Aim
Output the material exactly, but drop every image it holds.

Given data

- - - - - - -

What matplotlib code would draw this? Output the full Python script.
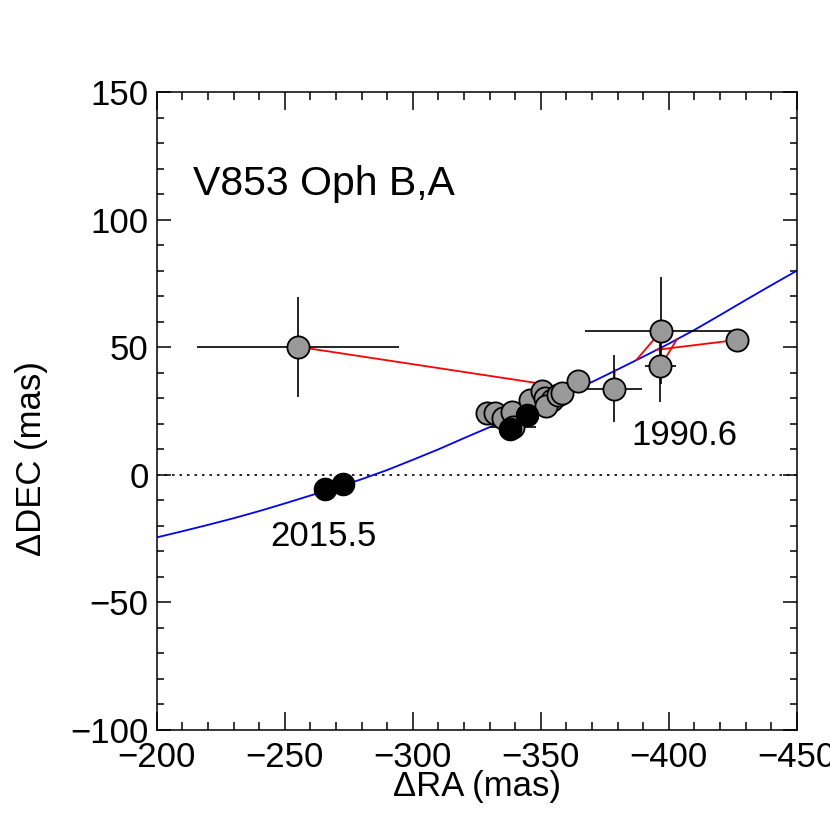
import matplotlib
matplotlib.use("Agg")
import matplotlib.pyplot as plt
from matplotlib.ticker import MultipleLocator

plt.rcParams["font.family"] = ["Liberation Sans", "DejaVu Sans"]

# orbit track (blue)
orbit_ra = [-200, -210, -220, -230, -240, -250, -260, -270, -280, -290, -300, -310, -320,
            -330, -340, -350, -360, -370, -380, -390, -400, -410, -420, -430, -440, -450]
orbit_dec = [-24.5, -22.1, -19.6, -17.0, -14.2, -11.2, -8.1, -5.0, -1.7, 1.9, 5.9, 10.0, 14.4,
             18.7, 23.1, 27.5, 32.0, 36.4, 41.3, 46.3, 51.4, 56.8, 62.6, 68.5, 74.3, 80.0]

# older measurements (grey)
gray_ra = [-329.0, -332.0, -335.2, -338.6, -339.1, -345.7, -350.3, -351.6, -354.2, -352.2,
           -356.6, -358.1, -364.6, -378.6, -397.1, -396.7, -426.8, -255.1]
gray_dec = [24.4, 24.2, 22.4, 24.8, 18.8, 29.4, 32.7, 30.2, 29.4, 26.8,
            31.4, 32.0, 36.6, 33.8, 56.5, 42.5, 52.9, 50.2]
gray_ra_err_lo = [9.5, 0, 0, 0, 9, 0, 0, 0, 0, 0, 0, 0, 0, 11, 30, 6, 0, 39.5]
gray_ra_err_hi = [0, 0, 0, 0, 9, 0, 0, 0, 0, 0, 0, 0, 0, 30, 30, 6, 0, 39.5]
gray_dec_err = [4, 0, 0, 0, 0, 0, 0, 0, 0, 0, 0, 0, 0, 13, 21, 14, 0, 19.6]

# recent measurements (black)
black_ra = [-265.6, -272.7, -337.9, -344.6]
black_dec = [-5.5, -3.5, 17.9, 23.5]

# residual lines: observed -> predicted
res_obs_ra = [-255.1, -378.6, -397.1, -396.7, -426.8]
res_obs_dec = [50.2, 33.8, 56.5, 42.5, 52.9]
res_pred_ra = [-347.7, -378.9, -387.4, -403.2, -395.2]
res_pred_dec = [36.1, 41.2, 45.1, 53.2, 49.0]

fig = plt.figure(figsize=(8.3, 8.3), dpi=100)
ax = fig.add_axes([0.189, 0.1205, 0.771, 0.7685])

ax.axhline(0, color="black", linestyle=(0, (1.5, 3)), linewidth=1.2, zorder=1)
ax.plot(orbit_ra, orbit_dec, color="blue", linewidth=1.3, zorder=2)

for xo, yo, xp, yp in zip(res_obs_ra, res_obs_dec, res_pred_ra, res_pred_dec):
    ax.plot([xo, xp], [yo, yp], color="red", linewidth=1.3, zorder=2)

ax.errorbar(gray_ra, gray_dec, xerr=[gray_ra_err_lo, gray_ra_err_hi], yerr=gray_dec_err,
            fmt="none", ecolor="black", elinewidth=1.2, capsize=0, zorder=3)
ax.plot(gray_ra, gray_dec, "o", markersize=16, markerfacecolor="#999999",
        markeredgecolor="black", markeredgewidth=1.3, linestyle="none", zorder=4)
ax.plot(black_ra, black_dec, "o", markersize=16, markerfacecolor="black",
        markeredgecolor="black", linestyle="none", zorder=5)

ax.text(-214, 114, "V853 Oph B,A", fontsize=29.5, ha="left", va="center")
ax.text(-265, -24, "2015.5", fontsize=25, ha="center", va="center")
ax.text(-406, 15.5, "1990.6", fontsize=25, ha="center", va="center")

ax.set_xlim(-200, -450)
ax.set_ylim(-100, 150)
ax.xaxis.set_major_locator(MultipleLocator(50))
ax.xaxis.set_minor_locator(MultipleLocator(10))
ax.yaxis.set_major_locator(MultipleLocator(50))
ax.yaxis.set_minor_locator(MultipleLocator(10))
ax.tick_params(which="both", direction="in", top=True, right=True, width=1.1, labelsize=25)
ax.tick_params(axis="x", which="major", length=13, pad=8)
ax.tick_params(axis="x", which="minor", length=6)
ax.tick_params(axis="y", which="major", length=10, pad=6)
ax.tick_params(axis="y", which="minor", length=5)
for s in ax.spines.values():
    s.set_linewidth(1.1)

ax.set_xlabel("ΔRA (mas)", fontsize=25, labelpad=-3)
ax.set_ylabel("ΔDEC (mas)", fontsize=25, labelpad=4)
ax.yaxis.set_label_coords(-0.17, 0.425)

fig.savefig("out.png", dpi=100)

- - - - - - -

Solution to this task
What matplotlib code would draw this? Output the full Python script.
import matplotlib
matplotlib.use("Agg")
import matplotlib.pyplot as plt
from matplotlib.ticker import MultipleLocator

plt.rcParams["font.family"] = ["Liberation Sans", "DejaVu Sans"]

# orbit track (blue)
orbit_ra = [-200, -210, -220, -230, -240, -250, -260, -270, -280, -290, -300, -310, -320,
            -330, -340, -350, -360, -370, -380, -390, -400, -410, -420, -430, -440, -450]
orbit_dec = [-24.5, -22.1, -19.6, -17.0, -14.2, -11.2, -8.1, -5.0, -1.7, 1.9, 5.9, 10.0, 14.4,
             18.7, 23.1, 27.5, 32.0, 36.4, 41.3, 46.3, 51.4, 56.8, 62.6, 68.5, 74.3, 80.0]

# older measurements (grey)
gray_ra = [-329.0, -332.0, -335.2, -338.6, -339.1, -345.7, -350.3, -351.6, -354.2, -352.2,
           -356.6, -358.1, -364.6, -378.6, -397.1, -396.7, -426.8, -255.1]
gray_dec = [24.4, 24.2, 22.4, 24.8, 18.8, 29.4, 32.7, 30.2, 29.4, 26.8,
            31.4, 32.0, 36.6, 33.8, 56.5, 42.5, 52.9, 50.2]
gray_ra_err_lo = [9.5, 0, 0, 0, 9, 0, 0, 0, 0, 0, 0, 0, 0, 11, 30, 6, 0, 39.5]
gray_ra_err_hi = [0, 0, 0, 0, 9, 0, 0, 0, 0, 0, 0, 0, 0, 30, 30, 6, 0, 39.5]
gray_dec_err = [4, 0, 0, 0, 0, 0, 0, 0, 0, 0, 0, 0, 0, 13, 21, 14, 0, 19.6]

# recent measurements (black)
black_ra = [-265.6, -272.7, -337.9, -344.6]
black_dec = [-5.5, -3.5, 17.9, 23.5]

# residual lines: observed -> predicted
res_obs_ra = [-255.1, -378.6, -397.1, -396.7, -426.8]
res_obs_dec = [50.2, 33.8, 56.5, 42.5, 52.9]
res_pred_ra = [-347.7, -378.9, -387.4, -403.2, -395.2]
res_pred_dec = [36.1, 41.2, 45.1, 53.2, 49.0]

fig = plt.figure(figsize=(8.3, 8.3), dpi=100)
ax = fig.add_axes([0.189, 0.1205, 0.771, 0.7685])

ax.axhline(0, color="black", linestyle=(0, (1.5, 3)), linewidth=1.2, zorder=1)
ax.plot(orbit_ra, orbit_dec, color="blue", linewidth=1.3, zorder=2)

for xo, yo, xp, yp in zip(res_obs_ra, res_obs_dec, res_pred_ra, res_pred_dec):
    ax.plot([xo, xp], [yo, yp], color="red", linewidth=1.3, zorder=2)

ax.errorbar(gray_ra, gray_dec, xerr=[gray_ra_err_lo, gray_ra_err_hi], yerr=gray_dec_err,
            fmt="none", ecolor="black", elinewidth=1.2, capsize=0, zorder=3)
ax.plot(gray_ra, gray_dec, "o", markersize=16, markerfacecolor="#999999",
        markeredgecolor="black", markeredgewidth=1.3, linestyle="none", zorder=4)
ax.plot(black_ra, black_dec, "o", markersize=16, markerfacecolor="black",
        markeredgecolor="black", linestyle="none", zorder=5)

ax.text(-214, 114, "V853 Oph B,A", fontsize=29.5, ha="left", va="center")
ax.text(-265, -24, "2015.5", fontsize=25, ha="center", va="center")
ax.text(-406, 15.5, "1990.6", fontsize=25, ha="center", va="center")

ax.set_xlim(-200, -450)
ax.set_ylim(-100, 150)
ax.xaxis.set_major_locator(MultipleLocator(50))
ax.xaxis.set_minor_locator(MultipleLocator(10))
ax.yaxis.set_major_locator(MultipleLocator(50))
ax.yaxis.set_minor_locator(MultipleLocator(10))
ax.tick_params(which="both", direction="in", top=True, right=True, width=1.1, labelsize=25)
ax.tick_params(axis="x", which="major", length=13, pad=8)
ax.tick_params(axis="x", which="minor", length=6)
ax.tick_params(axis="y", which="major", length=10, pad=6)
ax.tick_params(axis="y", which="minor", length=5)
for s in ax.spines.values():
    s.set_linewidth(1.1)

ax.set_xlabel("ΔRA (mas)", fontsize=25, labelpad=-3)
ax.set_ylabel("ΔDEC (mas)", fontsize=25, labelpad=4)
ax.yaxis.set_label_coords(-0.17, 0.425)

fig.savefig("out.png", dpi=100)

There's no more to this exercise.